Divx was an early disc-based attempt by the Hollywood studios and electronics mega-retailer Circuit City to create a pay-per-view home video player, back in the days when the internet couldn’t yet handle live streaming. It had the potential to derail the launch of the DVD format just as it was set to replace VHS tape as the premiere home video format. Fortunately, the Divx version of DVD never gained traction commercially and died a fairly rapid death, something I like to think we helped along with our two major features at Home Theater.
After our Divx-bashing cover story in December of 1997 that explained the origin of the technology and the incredibly complex set of rules and limitations that was to govern the use of the discs, we set about doing a review of the first player. But having become personae non grata with Zenith, the one manufacturer building the decks, a review sample was not forthcoming. We solved the problem by going to San Francisco, one of two early test markets, and buying one ourselves. This also afforded an obvious opportunity to see how well the salespeople at Circuit City, who had invested in the system, and its competitor The Good Guys, had been trained on the intricacies of Divx. I had an absolute romp reporting the story and ended up writing it in the voice and Gonzo style of Hunter S. Thompson, hence the headline. I mean, how often do you get to lede a piece with the words, “Do you serve alcohol on this flight?”

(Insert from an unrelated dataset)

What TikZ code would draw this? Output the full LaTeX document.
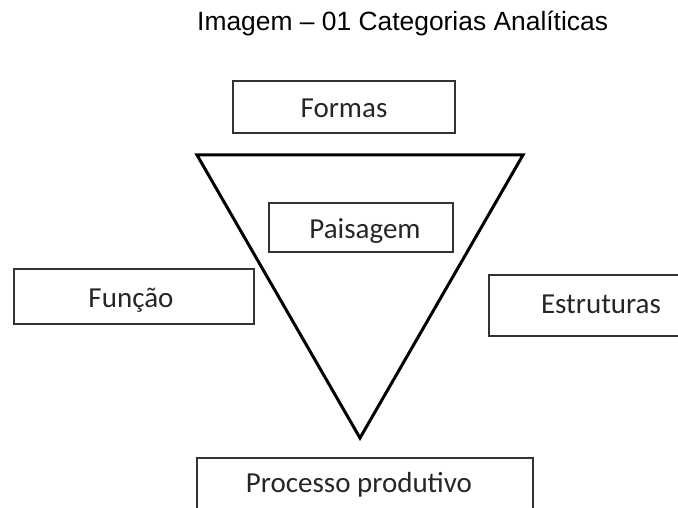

Our esteemed editor Brent Butterworth edited the story in a classic deadline crunch (I barely had time to get back and write it before we shipped to the printer), and our gifted art director Heather Dickson commissioned an awesome illustration of me dressed in a Hawaiian shirt and Thompson’s trademark beanie cap; I still have the marked-up color proof framed in my office. Spoiler alert: I found out after we published that the mystery blonde who became a key character in the article was actually Laura Evenson, then a tech reporter from the San Francisco Chronicle who, by sheer coincidence, was out reporting on Divx on the same day in the same two stores.